Ho allora provato a mettermi per un attimo dentro lo spirito di taluni moderni vocianti: uno diceva “guardate come siamo bravi”, un altro aggiungeva “nessuno come noi farà…”, un altro ancora, arzigogolando su sul sesso degli angeli (antica forma per dire che il peggio è indefinibile e che dunque non v’è rimedio), buttava lì un “se c’ero io le cose…”. Ne sono uscito malconcio, sfinito, incaopace di profferire un pensiero degno di tale nome. Nello sconforto, per altro temperato da quel senso dell’umorismo che senza soluzione di continuità tutto strapazza e tutto esalta, ho trovato conforto andando a leggere e poi a rileggere quel che lo storico Arriano racchiuse nel suo “Enchiridion” (una bazzecola, credetemi, di cui però sarebbe il caso di prendere almeno visione), soprattutto laddove chiede “che cosa ti darò di meno vano/ delle cose che stanno in una mano?”, per poi rispondere, tra l’altro e con sorprendente umorismo, “un minuscolo libro, un manuale”, cioè due strumenti – libro e manuale –  che purtroppo sono sul punto di esalare se non l’ultimo di sicuro il penultimo respiro.

Così, complice il mese vacanziero che s’annunciava imperioso e assai poco serioso, ieri sera, nella consueta piazza estiva, mentre la band scimmiottava le cantate nazional-popolari, ho contato ottantadue telefonini in funzione, ventisette operazioni di selfie, quarantadue di trasmissione messaggi sms whatsapp, centosedici visualizzazioni, altrettante condivisioni, innumerevoli risolini che sottolineavano il grado ludico spensierato vagheggiante satirico onirico e vaffa-dove-ti-pare andare in essi contenuto.

Di fonte a tanto scibile, tre signore che cercavano frescura, ovviamente non addentro le segrete combinazioni tecnologiche in uso e abuso della folla, hanno concordemente esclamato: “Ma dove stiamo andando!”. Un ragazzotto palestrato, che non era certo in vena di elargire carinerie a stagionate, seppur amabili signore, fingendo di sussurrare lieve e pensoso alla luna, ha messo lì la sua risposta raccomandando alle contestatrici della piazza di “andare a casa a fare la calza”, che tradotto significava “per favore, non rompete”. Lo stesso ragazzotto, vedendomi stranito e forse anche disgustato dal modo in cui le terze età venivano trattate, mi ha consigliato, nel caso avessi qualcosa da dire, di “andare a ramengo”, che tradotto significava “fatti gli affari tuoi”. Ben detto, mi son detto.
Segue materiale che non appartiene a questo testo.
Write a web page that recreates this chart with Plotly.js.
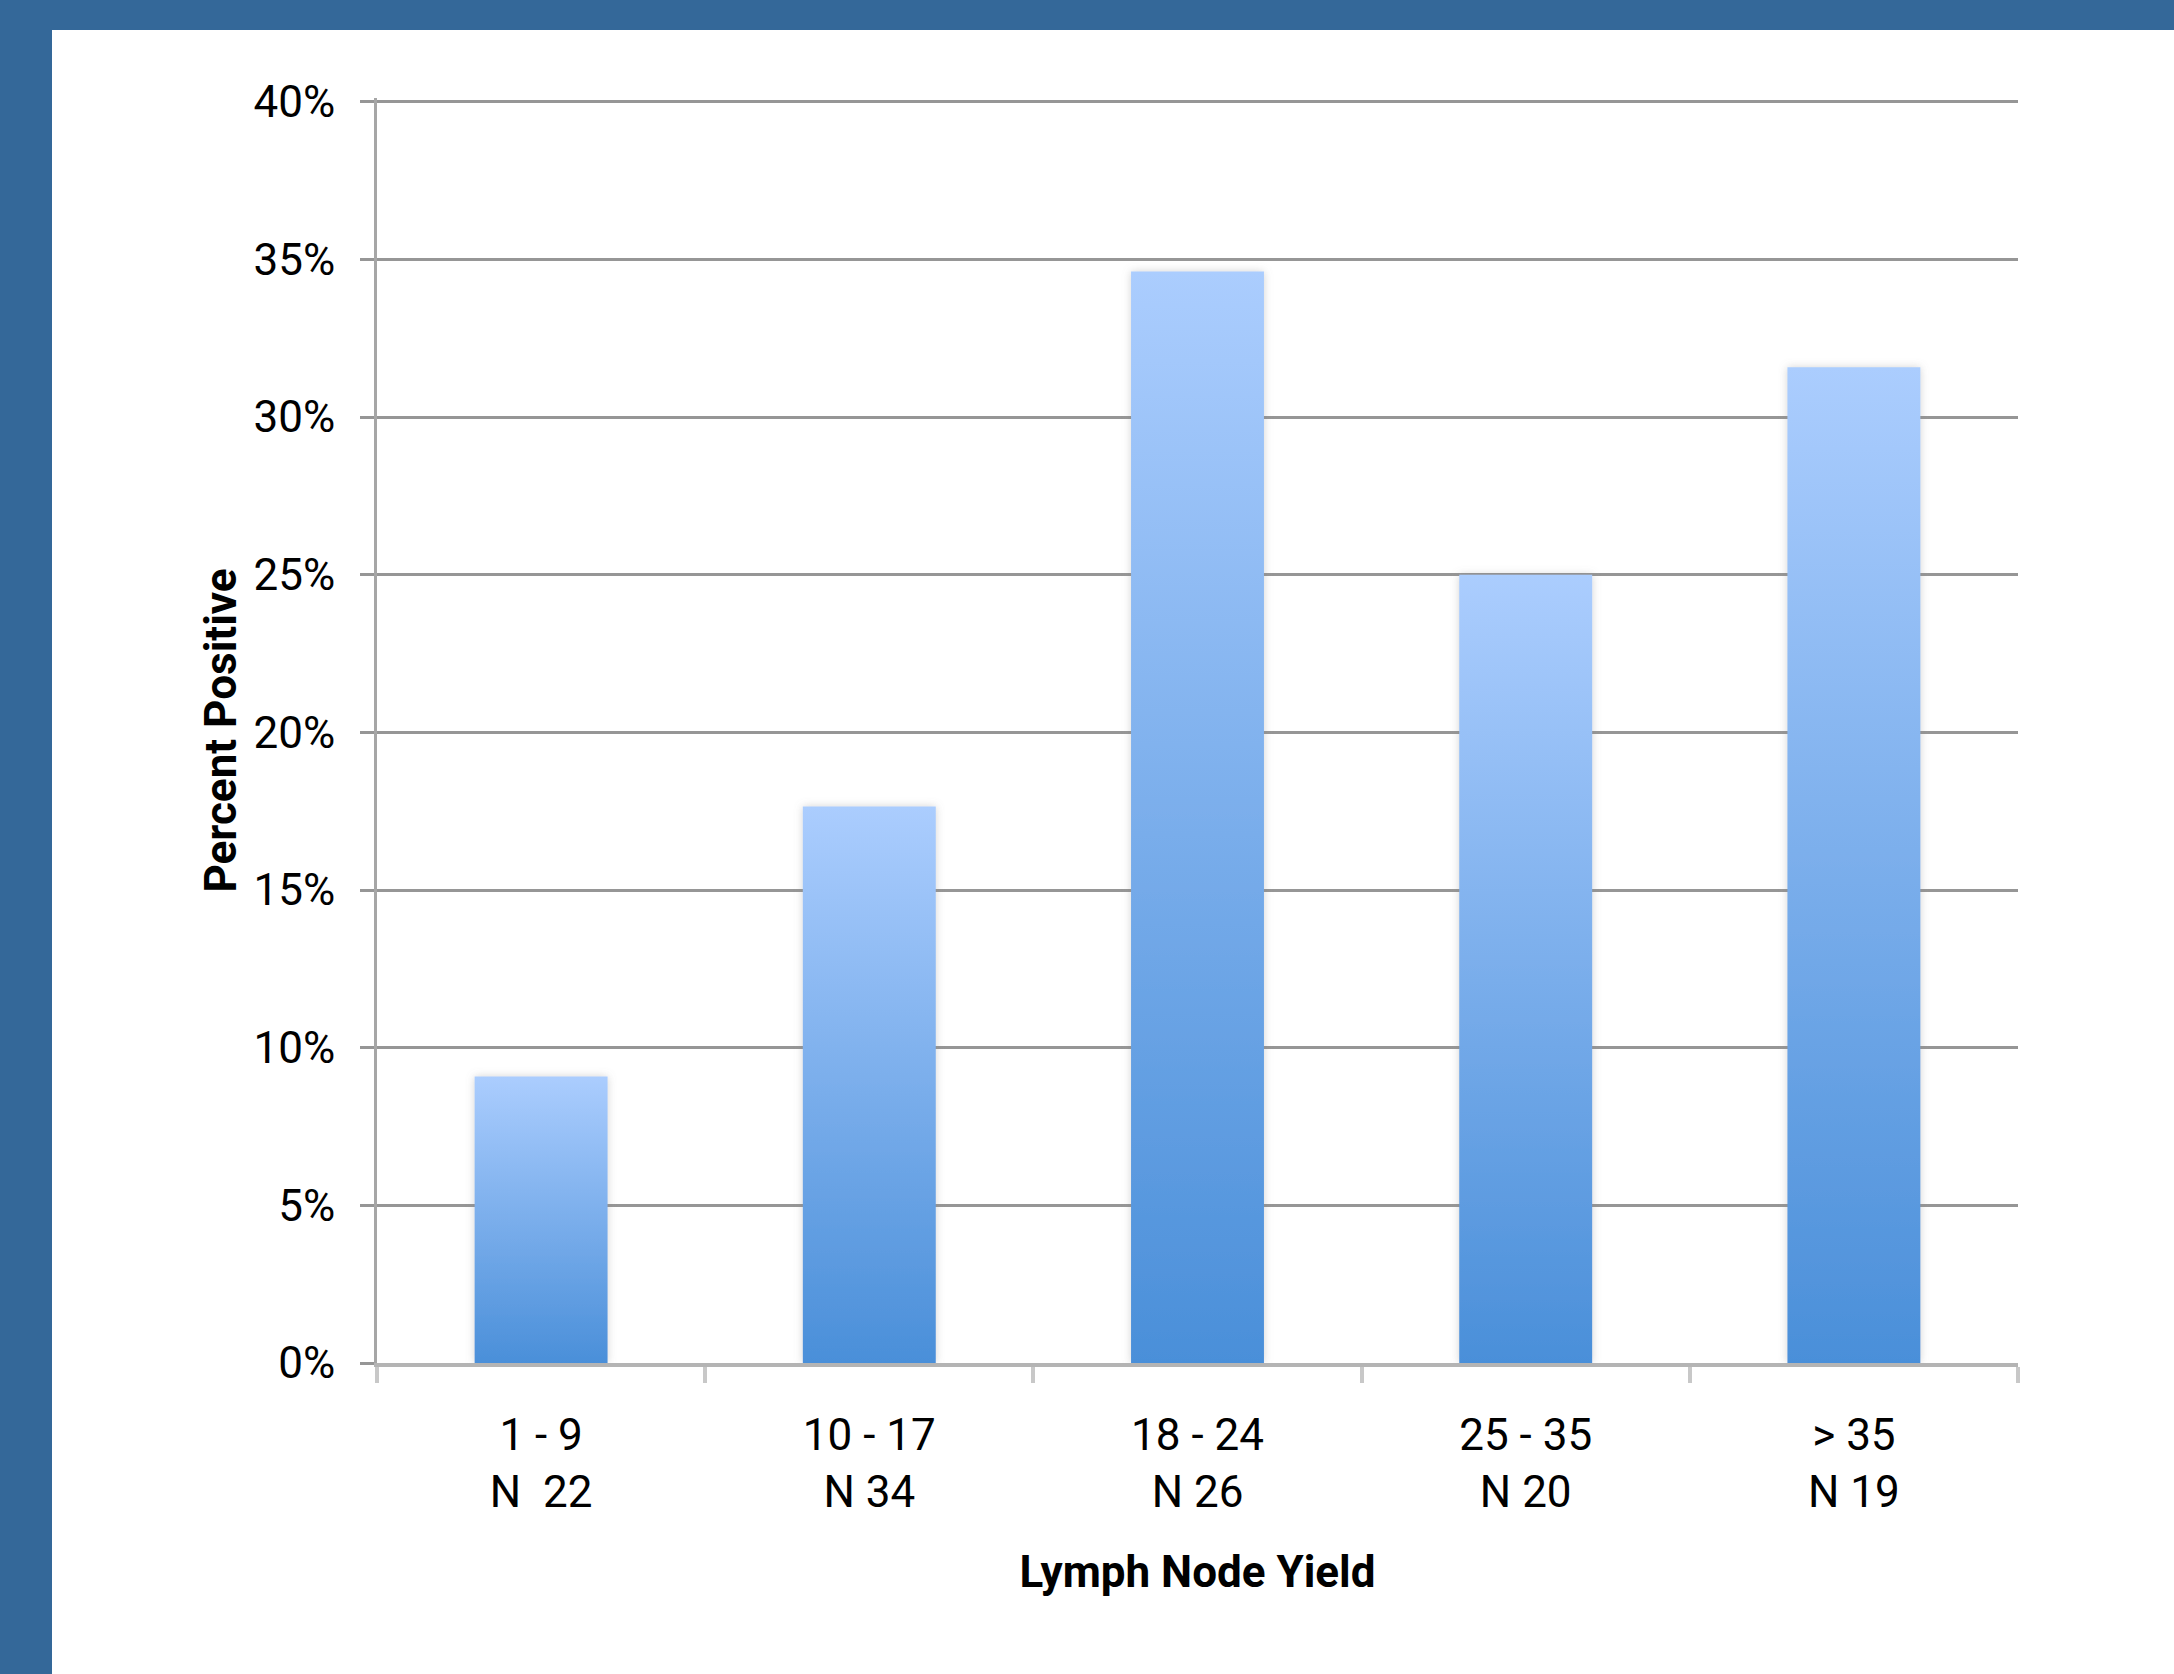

Però, che modi. A quel punto si scatenò un temporale di quelli buoni, che mezzo sarebbe bastato a mettere in riga palestrati e sfitinzie. Fu allora che le tre signore si presero la rivincita: con grazia e sicurezza, infatti, aprirono i loro ombrelli, si coprirono il collo con la sciarpa di tulle che tenevano in borsetta, diedero un’occhiata al palestrato (che a quel punto sembrava un pulcino inzuppato) e gli dissero bellamente “noi andiamo a casa a fare la calza, nel frattempo tu fatti una doccia”.

Quel modo di concludere la serata non era certo essenza e celebrazione della cultura. Però, era una lezione di vita e di stile.Insomma, diceva chiaramente che certi individui meritano di stare in un luogo chiamato “non luogo” e non in una piazza, che non a caso è e deve restare l’agorà, cioè il luogo dell’incontro e del confronto. Poi, prese corpo il dubbio inerente il diritto di giudicare quelle e altre scelte… Dunque, son qui a chiedermi insieme al filosofo del “ragionare”: quale è il potere della cultura? che cosa può la cultura in tempi così burrascosi? Inevitabile, purtroppo, la risposta: “Niente”.